Елена стояла возле старой, покривившейся березы, прислонившись спиною к стволу, как бы боясь упасть. Она была в сером ситцевом платье; соломенная шляпка и зонтик лежали на траве; руки бессильно повисли; длинные, распущенные волосы оттеняли бледное как мрамор лицо; ноздри нервно вздрагивали, на опущенных ресницах дрожали слезы. Чудно хороша была она в эту минуту. Шагах в десяти, у дуба, стоял Печерица с таким бледным, страдальческим лицом, что по наружности обоих трудно было определить, кто кого оскорбил и кому придется помогать в случае обморока.
Я сделал вид, что забрел сюда случайно, очень обрадовался случаю выразить m-me Инсаровой свою самую задушевную благодарность за ее заботы обо мне во время болезни, за то самоотвержение, которому я, может быть, обязан жизнью…
– О, я с восторгом принимаю вашу благодарность: ваша-то жизнь уж наверное нужна… Но – услуга за услугу – проводите меня домой: мне что-то нездоровится…
Она надела шляпку, взяла мою руку, и мы вышли из лесу.
Всю дорогу она промолчала; в саду предложила отдохнуть, села на скамейку и задумалась, как бы позабыв о моем присутствии. Мне стало чрезвычайно жаль ее.
– Я был невольным свидетелем грубости моего товарища, – начал я с самым искренним желанием утешить бедную женщину. – К нему надобно относиться снисходительно: он, в сущности, чрезвычайно добр…

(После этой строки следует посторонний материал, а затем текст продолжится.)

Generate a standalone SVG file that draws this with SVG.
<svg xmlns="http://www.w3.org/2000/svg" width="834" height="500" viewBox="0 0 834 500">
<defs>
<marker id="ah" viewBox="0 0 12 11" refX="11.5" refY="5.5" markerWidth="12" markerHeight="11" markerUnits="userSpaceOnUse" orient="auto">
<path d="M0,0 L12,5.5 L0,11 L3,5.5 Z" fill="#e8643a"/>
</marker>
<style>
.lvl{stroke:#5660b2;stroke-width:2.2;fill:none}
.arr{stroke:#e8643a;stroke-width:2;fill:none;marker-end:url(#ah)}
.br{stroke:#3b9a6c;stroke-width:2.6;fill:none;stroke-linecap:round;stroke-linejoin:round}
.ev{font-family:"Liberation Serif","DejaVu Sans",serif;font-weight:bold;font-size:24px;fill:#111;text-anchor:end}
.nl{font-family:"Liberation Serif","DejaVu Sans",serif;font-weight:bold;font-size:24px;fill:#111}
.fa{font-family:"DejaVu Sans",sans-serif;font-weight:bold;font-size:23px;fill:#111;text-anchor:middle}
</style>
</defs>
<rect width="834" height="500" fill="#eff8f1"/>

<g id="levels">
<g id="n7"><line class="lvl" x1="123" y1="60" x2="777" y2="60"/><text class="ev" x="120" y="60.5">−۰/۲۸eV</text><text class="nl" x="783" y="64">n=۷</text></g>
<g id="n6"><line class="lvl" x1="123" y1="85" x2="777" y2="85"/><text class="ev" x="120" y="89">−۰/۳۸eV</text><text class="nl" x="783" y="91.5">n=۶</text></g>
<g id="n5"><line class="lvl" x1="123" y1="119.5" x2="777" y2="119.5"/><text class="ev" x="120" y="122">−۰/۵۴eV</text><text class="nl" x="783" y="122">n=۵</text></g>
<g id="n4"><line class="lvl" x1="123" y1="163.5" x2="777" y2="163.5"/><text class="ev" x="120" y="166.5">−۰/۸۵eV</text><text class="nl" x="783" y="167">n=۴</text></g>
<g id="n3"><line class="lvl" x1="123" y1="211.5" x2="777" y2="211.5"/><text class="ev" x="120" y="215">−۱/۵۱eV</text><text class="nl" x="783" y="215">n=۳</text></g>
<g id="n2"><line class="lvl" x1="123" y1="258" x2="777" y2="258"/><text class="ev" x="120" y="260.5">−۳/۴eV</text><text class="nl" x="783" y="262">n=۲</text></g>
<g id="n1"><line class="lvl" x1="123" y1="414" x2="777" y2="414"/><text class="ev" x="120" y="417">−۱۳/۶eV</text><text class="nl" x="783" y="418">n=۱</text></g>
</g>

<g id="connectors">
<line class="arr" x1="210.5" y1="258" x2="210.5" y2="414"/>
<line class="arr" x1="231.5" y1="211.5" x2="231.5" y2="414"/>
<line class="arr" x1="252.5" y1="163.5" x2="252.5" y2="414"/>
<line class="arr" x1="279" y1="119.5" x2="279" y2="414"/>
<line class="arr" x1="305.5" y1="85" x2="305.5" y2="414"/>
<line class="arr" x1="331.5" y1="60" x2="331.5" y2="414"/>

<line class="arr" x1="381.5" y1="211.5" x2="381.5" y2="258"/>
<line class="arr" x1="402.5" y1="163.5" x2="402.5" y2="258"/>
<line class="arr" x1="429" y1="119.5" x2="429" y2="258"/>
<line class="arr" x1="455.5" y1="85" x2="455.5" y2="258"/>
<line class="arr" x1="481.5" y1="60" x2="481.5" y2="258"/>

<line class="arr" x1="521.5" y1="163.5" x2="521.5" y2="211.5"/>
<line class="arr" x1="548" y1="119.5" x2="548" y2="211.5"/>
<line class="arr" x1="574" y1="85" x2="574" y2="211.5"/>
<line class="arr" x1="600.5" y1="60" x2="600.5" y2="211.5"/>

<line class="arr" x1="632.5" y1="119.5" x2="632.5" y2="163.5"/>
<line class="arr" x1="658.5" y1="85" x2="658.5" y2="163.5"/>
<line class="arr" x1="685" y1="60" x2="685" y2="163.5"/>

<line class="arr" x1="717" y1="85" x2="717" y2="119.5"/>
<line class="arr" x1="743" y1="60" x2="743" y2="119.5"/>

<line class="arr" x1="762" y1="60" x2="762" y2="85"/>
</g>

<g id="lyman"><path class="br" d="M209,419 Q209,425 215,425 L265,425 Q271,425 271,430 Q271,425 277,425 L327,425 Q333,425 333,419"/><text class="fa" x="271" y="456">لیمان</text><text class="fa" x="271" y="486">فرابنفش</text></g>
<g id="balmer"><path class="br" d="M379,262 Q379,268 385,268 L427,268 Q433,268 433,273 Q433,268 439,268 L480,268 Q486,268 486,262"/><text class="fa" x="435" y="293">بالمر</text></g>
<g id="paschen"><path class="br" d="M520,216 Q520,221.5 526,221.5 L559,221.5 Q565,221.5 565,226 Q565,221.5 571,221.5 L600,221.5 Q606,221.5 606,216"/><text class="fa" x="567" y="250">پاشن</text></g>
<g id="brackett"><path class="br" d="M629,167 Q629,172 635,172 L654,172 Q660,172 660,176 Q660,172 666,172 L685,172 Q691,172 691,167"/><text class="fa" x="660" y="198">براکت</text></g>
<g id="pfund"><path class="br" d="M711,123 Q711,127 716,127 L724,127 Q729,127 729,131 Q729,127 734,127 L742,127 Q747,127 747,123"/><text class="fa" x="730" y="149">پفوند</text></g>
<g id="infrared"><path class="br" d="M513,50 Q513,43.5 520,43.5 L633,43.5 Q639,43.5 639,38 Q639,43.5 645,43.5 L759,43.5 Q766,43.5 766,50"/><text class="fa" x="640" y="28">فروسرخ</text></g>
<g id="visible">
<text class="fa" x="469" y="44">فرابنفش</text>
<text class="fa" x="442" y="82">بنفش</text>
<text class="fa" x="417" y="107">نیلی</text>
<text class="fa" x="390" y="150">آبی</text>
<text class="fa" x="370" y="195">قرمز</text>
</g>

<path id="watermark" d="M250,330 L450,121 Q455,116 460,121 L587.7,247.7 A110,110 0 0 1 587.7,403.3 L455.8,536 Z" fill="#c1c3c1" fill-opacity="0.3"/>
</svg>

– О да! очень высокая доброта, до нее не достанешь!.. И за что обижать человека? – воодушевилась она. – Что он во мне уездное самодовольство своей деятельностью видит, что ли?… Хоть бы капельку жалости, внимания… Легко мне, вы думаете, пришлось в Болгарии? Но я бросила дело, к которому, хотя с трудом, но привыкла и полюбила; я вернулась в Россию, потому что считала это своим долгом, принялась за работу, которую считаю полезной… Докажите мне противное!.. Зачем обескураживать и без того ни паву, ни ворону какую-то!
Я так и подпрыгнул, взял ее белую, прекрасную руку и пожал в знак сердечнейшего сочувствия…
Она еще долго говорила на эту тему и, видимо, успокоилась. Я утешал ее, как мог. При прощанье мы еще раз крепко пожали друг другу руки.
С Печерицей я в этот день не разговаривал. На следующее утро он куда-то уходил и вернулся только вечером, и так пропадал целую неделю. Потом куда-то уезжал. Всё время был молчалив и озабочен.
Раз, вернувшись из лесу, я застал в хате перемену: сундука с книгами и висевшего на стене платья не было, а на столе лежало письмо на мое имя.
«Я не прощаюсь с тобою, – значилось в письме, – чтобы избежать недоумевающих взглядов, восклицаний, расспросов, на которые еще и себе самому не могу ответить. Уезжаю, потому что считаю нужным. Пора бросить тепло – насиженное гнездо. Со мною уезжает Елена; шлет поклон. Избу и всякий хлам передай Дарье.
П.»
Я только руками развел. Через месяц приехал новый владелец Забавы, а через еще несколько дней уехал и я.